うつ病が血液検査で診断できるかも?│試薬の販売が年内に行われる
2017/11/22
目次
うつの客観的検査・診断方法の開発
こんにちは、青年A(@seinen1234)です。
このサイトでよく話題にしていますが、うつ病には大きな課題が2つあります。
1.原因がはっきり分かっていないこと
(うつはこころの病気というよりカラダの病気だと思う)
2.(客観的な)検査・診断方法がまだないこと
(これからの「うつ」の話をしよう:未来のうつ治療と支援のあり方)
この大きな2つの課題に世界中が取り組んでいます。
しかしまだ答えは見つかっていません。
今回、課題2の客観的な検査・診断方法に希望を与える記事がありましたので、ご紹介します。
それは日本経済新聞で掲載された「血液でうつ病診断 HMT、研究用試薬を年内にも販売」という記事です。
この記事の僕なりの解釈をお話していきたいと思いますので、本日もよろしくお願い致します。
うつ病患者の血中物質の濃度を検査して診断する
尿や血液などの代謝物の解析を手がけるヒューマン・メタボローム・テクノロジーズ(HMT)は、血中の化合物からうつ病の度合いを診断する研究用試薬の販売を年内にも始める。
血中の化合物からうつ病かどうかを診断するようです。
他の客観的な検査として期待・研究されているものを挙げておきます。
・「光トポグラフィー検査(NIRS)とは?:オススメできない7つの理由と精神疾患の検査法」
・「うつ病を声で診断できるかもしれない│うつの客観的検査を目指す」
・「小型脳波計がうつ病の客観的診断の道を開くかもしれない~スリープスコープ~」
どれもまだ精度が低く、実用的ではありません。
しかし今回、古典的な検査方法である「血液検査」によって、うつ病が検査・診断できるかもしれないというニュースです。
では血中の化合物とは具体的に何を指すのでしょうか?
その正体は、エタノールアミンリン酸(EAP)
うつ病患者で顕著に低下する血中の「エタノールアミンリン酸」と呼ばれる物質の濃度を調べる試薬を開発した。
症状の度合いが数値で分かるため、処方する薬の量を調整しやすくなる。
うつ病患者は「エタノールアミンリン酸」の減少がひときわ目立つようです。
そこに注目し、その濃度を検査することで、うつ病かどうかを診断するようです。
<例>
エタノールアミンリン酸が正常→うつ病ではない
エタノールアミンリン酸が減少→うつ病の可能性あり
「エタノールアミンリン酸」の減少がうつ病の原因なのか?
「エタノールアミンリン酸」の減少が原因でうつ病を発症するのか…
そのあたりはまだ分かりません。
エタノールアミンリン酸の減少がうつ病の「原因」なのか「結果」なのかは分かりませんが、減っていることは確認されているので、それを目安に検査・診断しましょうよ、という動きです。
(うつが原因で身体症状は結果~「結果」の治療にならないように~)
なぜヒューマン・メタボローム・テクノロジーズの検査が注目されたのか?
なぜ今回こんなにヒューマン・メタボローム・テクノロジーズの検査が注目されたのでしょうか?
それは、コストと時間を10分の1に抑えられる試薬を開発したからです。
これまでも大型の化学分析装置を使って濃度を測定できた。
今回の検査用試薬は従来装置に比べ、費用や時間を10分の1にできるという。
今までもエタノールアミンリン酸を分析することは出来ました。
しかし、分析には大型の解析装置が必要でコストと時間がかかりました。
今回の試薬はそのコストと時間を克服したのです。
いつから試薬利用が行われるのか?
2016年度を目途に行われるようです。
2016年11月11日に日経新聞で公表されたので、11月、12月で試薬が使われていくということですね。
2016年度内に複数の医療機関で試験利用を始める。
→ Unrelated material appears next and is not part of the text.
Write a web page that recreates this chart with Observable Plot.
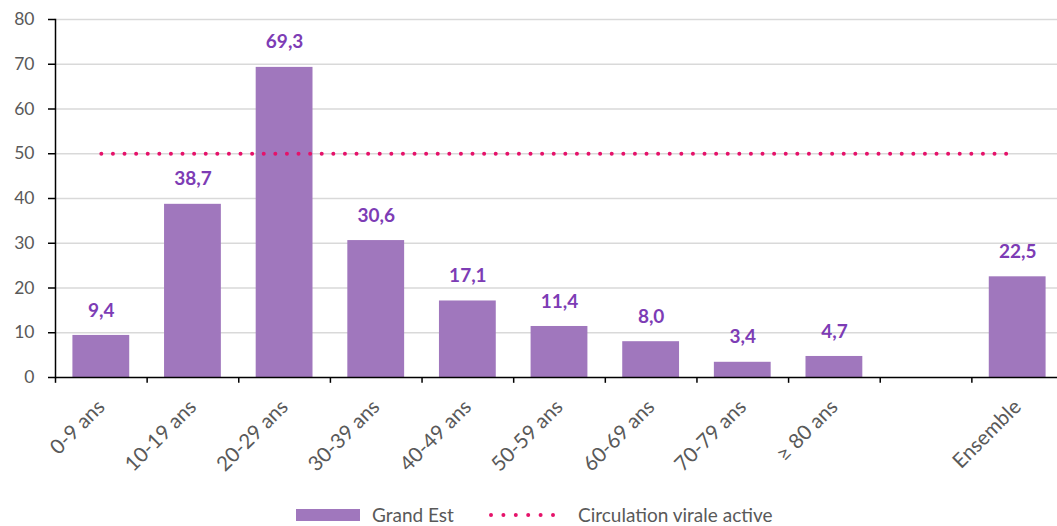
<!DOCTYPE html>
<html>
<head>
<meta charset="utf-8">
<script src="https://cdn.jsdelivr.net/npm/d3@7"></script>
<script src="https://cdn.jsdelivr.net/npm/@observablehq/plot@0.6"></script>
<style>
  body { margin: 0; background: #fff; font-family: Lato, "Open Sans", sans-serif; }
  #wrap { position: relative; width: 1057px; height: 526px; overflow: hidden; }
  #legend { position: absolute; left: 0; top: 504px; width: 1057px; height: 22px; }
  .item { position: absolute; top: 0; display: flex; align-items: center; height: 22px; line-height: 22px; font-size: 19px; color: #595959; }
</style>
</head>
<body>
<div id="wrap">
  <div id="chart"></div>
  <div id="legend">
    <div class="item" style="left:296px">
      <svg width="64" height="12" style="margin-right:12px"><rect x="0" y="0" width="64" height="12" fill="#a077bd"></rect></svg>
      <span>Grand Est</span>
    </div>
    <div class="item" style="left:488px">
      <svg width="70" height="12" style="margin-right:20px"><line x1="3" y1="6" x2="65" y2="6" stroke="#e5126a" stroke-width="4" stroke-linecap="round" stroke-dasharray="0 12.4"></line></svg>
      <span>Circulation virale active</span>
    </div>
  </div>
</div>
<script>
const categories = ["0-9 ans", "10-19 ans", "20-29 ans", "30-39 ans", "40-49 ans", "50-59 ans", "60-69 ans", "70-79 ans", "≥ 80 ans", "", "Ensemble"];
const values = [9.4, 38.7, 69.3, 30.6, 17.1, 11.4, 8.0, 3.4, 4.7, null, 22.5];
const valueLabels = ["9,4", "38,7", "69,3", "30,6", "17,1", "11,4", "8,0", "3,4", "4,7", "", "22,5"];
const thresholdValue = 50;
const yTicks = [0, 10, 20, 30, 40, 50, 60, 70, 80];

const bars = categories.map((c, i) => ({cat: c, value: values[i], label: valueLabels[i]}))
  .filter(d => d.value != null);
const threshold = [{cat: categories[0], value: thresholdValue}, {cat: categories[categories.length - 1], value: thresholdValue}];

const xRange = [55, 1063];
const step = (xRange[1] - xRange[0]) / categories.length;

const chart = Plot.plot({
  width: 1057,
  height: 500,
  marginLeft: 55,
  marginRight: 0,
  marginTop: 19,
  marginBottom: 123,
  style: {fontFamily: "Lato, 'Open Sans', sans-serif", background: "#fff"},
  x: {domain: categories, range: xRange, paddingInner: 0.38, paddingOuter: 0.19, round: false, label: null},
  y: {domain: [0, 80], label: null},
  marks: [
    Plot.gridY(yTicks.filter(t => t > 0), {stroke: "#d9d9d9", strokeOpacity: 1, strokeWidth: 1.5}),
    Plot.barY(bars, {x: "cat", y: "value", fill: "#a077bd"}),
    Plot.text(bars, {x: "cat", y: "value", text: "label", dy: -25, fill: "#7d3cb5", fontSize: 19, fontWeight: "bold"}),
    Plot.line(threshold, {x: "cat", y: "value", stroke: "#e5126a", strokeWidth: 4, strokeLinecap: "round", strokeDasharray: "0 11.6"}),
    Plot.ruleY([0], {stroke: "#000", strokeWidth: 1.5}),
    Plot.ruleX(categories, {x: d => d, dx: -step / 2, y1: 0, y2: -1.3, stroke: "#000", strokeWidth: 1.5}),
    Plot.frame({anchor: "left", stroke: "#000", strokeWidth: 1.5}),
    Plot.axisY({ticks: yTicks, tickSize: 7, tickPadding: 14, fontSize: 17.5, color: "#595959", stroke: "#000", strokeWidth: 1.5, label: null, tickFormat: d => String(d)}),
    Plot.axisX({tickSize: 0, tickRotate: -45, tickPadding: 26, dx: 0, fontSize: 20.5, color: "#595959", label: null})
  ]
});
document.getElementById("chart").appendChild(chart);
</script>
</body>
</html>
19年度をめどに承認の取得もめざす。
おわりに
今回の血液検査によるうつ病判断は、うつ病の真の原因が分かった上での検査方法ではありません。
しかし、色々なことを試し、データが蓄積されるうちに、新の原因や客観的な検査手法が開発されるでしょう。
うつ病は本当に辛く、苦しい病気です。
7年以上うつを経験したから分かります。
(【闘病記】うつ病と顎関節症)
しかし症状に負けてはいけません。
(うつの症状の正体とは?:それは脳が生み出した「幻術」)
時間はかかりますが、必ず快方に向かう病気なのです。
心を穏やかにして「今」できることを続けましょう。
本日もありがとうございました。